Dopo che la marcia per raggiungere il valico di Rafah è stata bloccata e repressa dalle autorità egiziane, molti attivisti hanno deciso di portare la propria voce nel cuore dell’Europa, dove si stringono gli accordi che consentono a Israele di proseguire indisturbato questa guerra unilaterale, sbarcata da poco anche in territorio iraniano, dove si contano già centinaia di vittime. «Dobbiamo agire qui. L’UE deve prendere posizione contro il genocidio. I popoli del continente sono con la Palestina: i governanti europei hanno il dovere di ascoltarci invece di schierarsi con Israele» continua Andrea.

Le mobilitazioni continuano in tutta Europa; la settimana scorsa, proprio a Bruxelles, sono scese in piazza almeno 75mila persone, a cui si sommano altre 100mila che hanno protestato all’Aia. Vestite di rosso, simboleggiavano «la linea rossa» non tracciata dal governo per fermare Israele. È stata una delle manifestazioni più grandi di sempre a favore di Gaza in seno all’UE, dove la richiesta verso i propri governi era semplice: «basta complicità con Tel Aviv. Fermiamo il genocidio».

Bruxelles è una città molto viva e solidale con la Palestina: ogni sera c’è una manifestazione davanti alla Borsa, e ad oggi le associazioni e i gruppi attivi si sono organizzati per ospitare le centinaia di persone venute dal resto d’Europa per la Global March. Intanto, mentre fuori dalla Commissione continuava il sit-in, un migliaio di attivisti belgi della rete Stop arming Israel hanno bloccato due aziende di armi, responsabili di rifornire Israele di droni e tecnologie.

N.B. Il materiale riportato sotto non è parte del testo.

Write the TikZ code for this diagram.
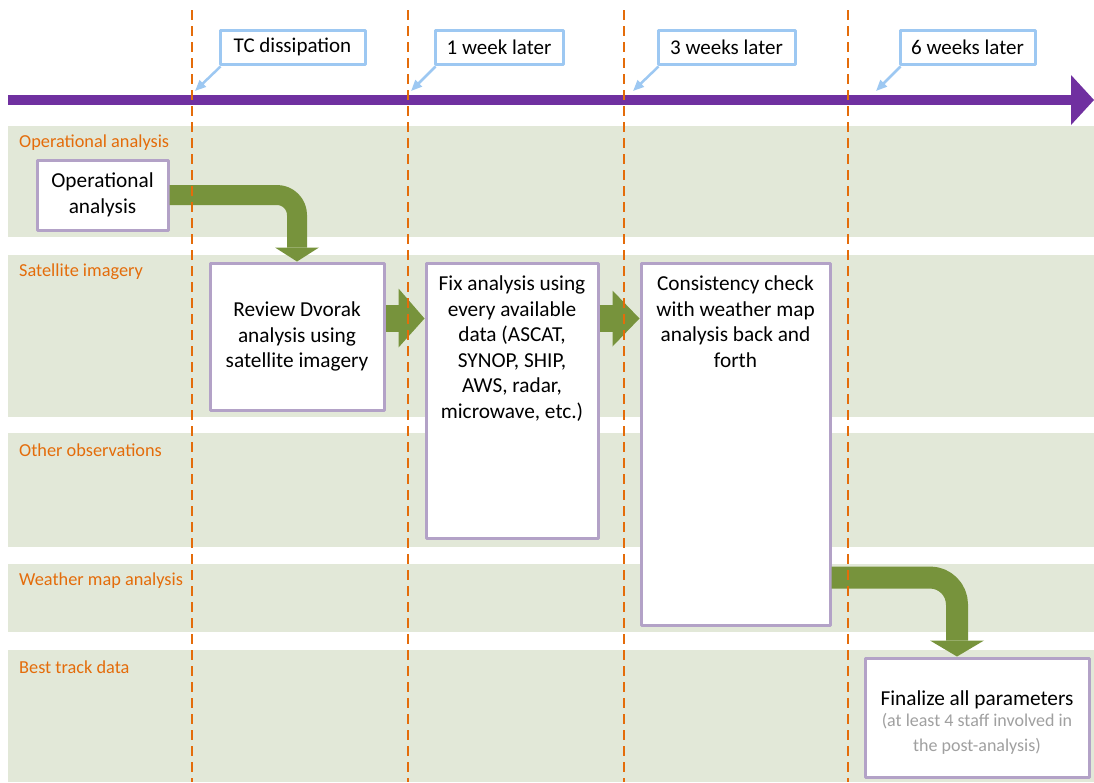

I manifestanti, molti vestiti con tute bianche e mascherine, hanno bloccato l’accesso alla Syensqo di Bruxelles, lanciato vernice rossa sulla facciata e lasciato numerose scritte per denunciare la complicità dell’azienda nel genocidio in corso. Syensqo, spin-off di Solvay (già al centro dello scandalo PFAS in Piemonte), fornisce materiali alla UAV Tactical Systems Ltd (di proprietà di Elbit e Thales, altro colosso della produzione bellica), rendendo possibile la costruzione dei droni Hermes 450 che Tel Aviv sta impiegando su larga scala. Poche ore prima anche OIP-Elbit, a Tournai, era stata bloccata e colpita con vernice rossa. Nella notte, inoltre, un centinaio di persone si sono introdotte in uno degli hangar dell’azienda, danneggiando alcuni mezzi militari e materiale informatico.

Elbit Systems è la principale azienda di armi israeliana, produttrice di circa l’85% dei droni e della maggior parte delle attrezzature militari terrestri utilizzate dall’esercito di Tel Aviv. «La campagna Stop arming Israel chiede di fermare la produzione di equipaggiamenti militari e il loro transito dal Belgio verso Israele. L’azione mira a rendere effettivo l’embargo militare contro Israele decretato dal Belgio nel 2009 e a chiedere sanzioni contro Israele, tra cui la cancellazione dell’accordo di associazione UE-Israele» scrivono gli attivisti nel comunicato stampa che rivendica l’azione.

E concludono: «Il genocidio inizia qui. Abbiamo il dovere morale di interrompere le catene di approvvigionamento dell’esercito israeliano. L’impunità e i crimini del governo israeliano devono finire. Di fronte alla complicità dei nostri governi, stiamo agendo per applicare noi stessi delle sanzioni e per rendere effettivo l’embargo militare che il Belgio dovrebbe applicare».

Centinaia di persone sono state messe in stato di fermo e portate in questura. Molte delegazioni della March to Gaza hanno raggiunto il presidio in solidarietà ai fermati, anche perché il senso profondo di questi gruppi è lo stesso: agire in prima persona e bloccare la violenza di Israele, anche contro le scelte politiche dei governanti UE.